Der winzige Motor kann sowohl mit Wärmeenergie als auch mit elektrischer Energie betrieben werden. Die Wärme­energie sorgt dafür, dass die gerichtete Dreh­bewegung des Motors in Rotationen in zufällige Richtungen übergeht – bei Raum­temperatur etwa dreht sich der Rotor mit mehreren Millionen Umdrehungen pro Sekunde komplett zufällig hin und her. Dagegen kann elektrische Energie, die durch ein Elektronen­raster­mikroskop, von dessen Spitze ein kleiner Strom in den Motoren fließt, wieder gerichtete Drehungen herbeiführen. Die Energie eines einzelnen Elektrons reicht dabei aus, um den Rotoren gerade um eine Sechstel­umdrehung weiterlaufen zu lassen. Dabei gilt : Je höher die zugeführte Energie­menge, desto höher die Bewegungs­frequenz – doch zugleich wird es umso wahrscheinlicher, dass sich der Rotor in eine zufällige Drehrichtung bewegt, da er mit zu viel Energie die Sperrklinke auch in der falschen Richtung überwinden kann.

Gemäß den Gesetzen der klassischen Physik gibt es allerdings eine Mindest­energie­menge, die notwendig ist, um den Rotor gegen den Widerstand der Rätsche überhaupt erst in Bewegung zu setzen; reicht die zugeführte elektrische oder thermische Energie dafür nicht aus, müsste der der Rotor folglich stehenbleiben. Überraschenderweise konnten die Forscher aber auch unterhalb dieser Grenze – bei Temperaturen unter 17 Kelvin beziehungsweise einer angelegten Spannung von unter 30 Millivolt – eine unabhängig gleich­bleibende Rotations­frequenz in eine Richtung beobachten.

An diesem Punkt befinden wir uns am Übergang von der klassischen Physik zur Quantenphysik. Laut deren Regeln können Teilchen tunneln – das heißt, der Rotor kann die Rätsche auch dann noch überwinden, wenn seine Bewegungs­energie im klassischen Sinn nicht ausreicht. Diese Tunnel­bewegung verläuft normalerweise ohne jeglichen Energieverlust. Theoretisch müssten also in diesem Bereich beide Drehrichtungen gleich wahrscheinlich sein. Doch erstaunlicher­weise dreht der Motor weiterhin mit 99-prozentiger Wahrscheinlichkeit in dieselbe Richtung. „Der zweite Hauptsatz der Thermo­dynamik besagt, dass die Entropie in einem abgeschlossenen System niemals abnehmen kann. In anderen Worten: Wenn beim Tunneln keine Energie verloren geht, müsste die Drehrichtung des Motors rein zufällig sein. Dass die Drehung des Motors nach wie vor fast ausschließlich in eine Richtung abläuft, deutet also darauf hin, dass auch bei der Tunnelbewegung ein Energie­verlust stattfindet“, so Gröning.

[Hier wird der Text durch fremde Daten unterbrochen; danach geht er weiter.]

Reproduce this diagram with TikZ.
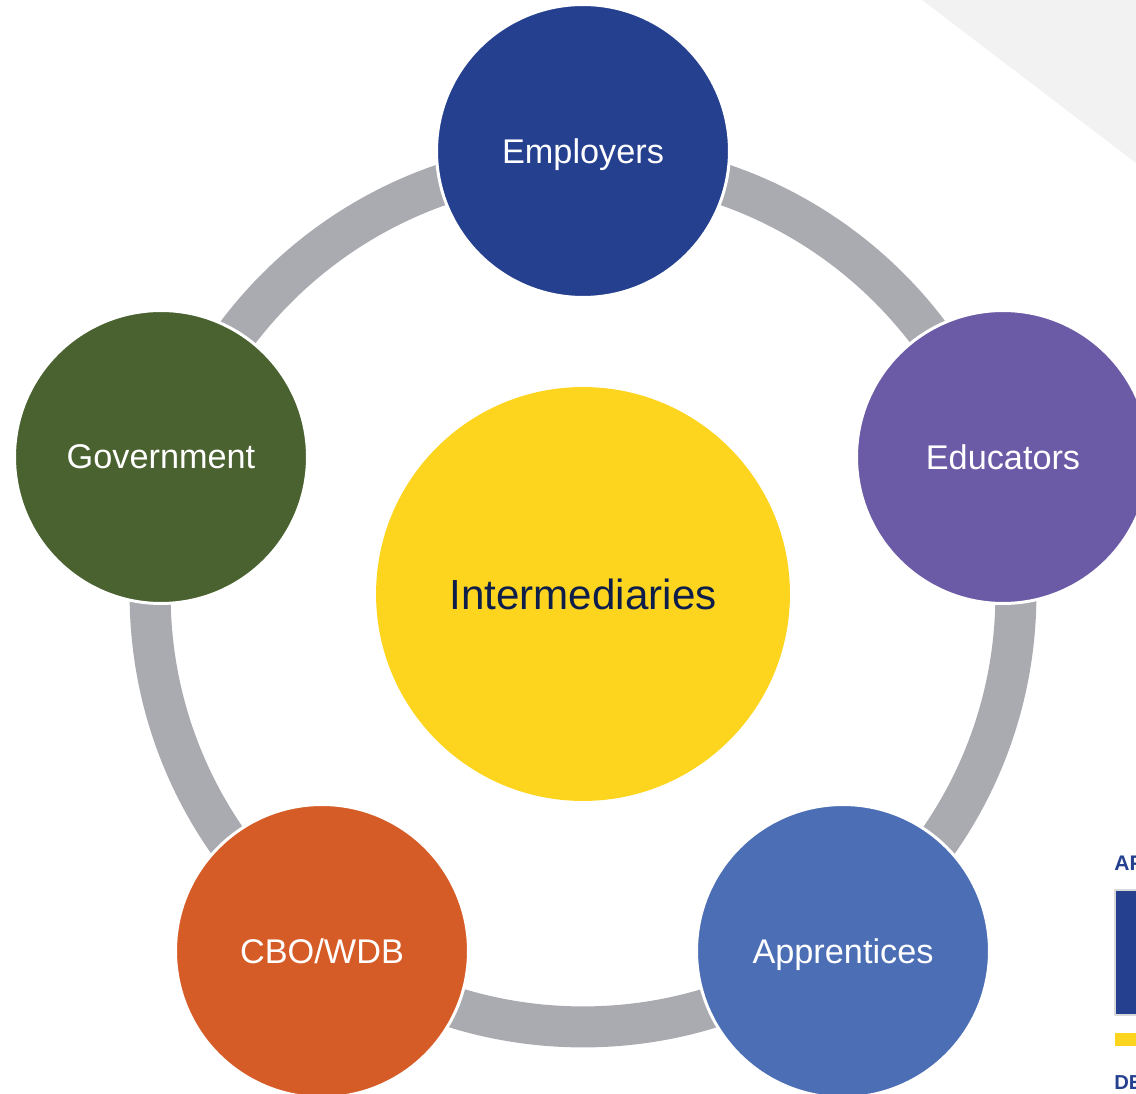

Denkt man an ein ideales System, bei dem weder Energie zugefügt wird noch verloren geht, ist es unmöglich festzustellen, in welche Richtung die Zeit läuft. Bleibt die Energie in einem System erhalten, so lässt sich die Richtung der Zeit nicht mehr feststellen. Dieses Prinzip lässt sich aber auch umkehren: Beobachten wir in einem System einen Vorgang, der klarmacht, in welche Richtung die Zeit läuft, so muss das System Energie verlieren oder Energie dissipieren – etwa durch Reibung.

Üblicherweise geht man davon aus, dass beim Tunneln keine Reibung entsteht. Gleichzeitig wird dem System aber auch keine Energie zugeführt. Wie kann es also sein, dass der Rotor immer in dieselbe Richtung dreht? Der zweite Hauptsatz der Thermodynamik lässt keine Ausnahmen zu – die einzige Erklärung ist also, dass beim Tunneln ein Energie­verlust, wenn auch ein extrem kleiner, stattfindet. Gröning und sein Team haben also nicht nur ein Spielzeug für Molekularbastler entwickelt. „Der Motor könnte es uns ermöglichen, die Vorgänge und Gründe von Energie­dissipation bei Quanten­tunnel­vorgängen zu untersuchen“, so der Empa-Forscher.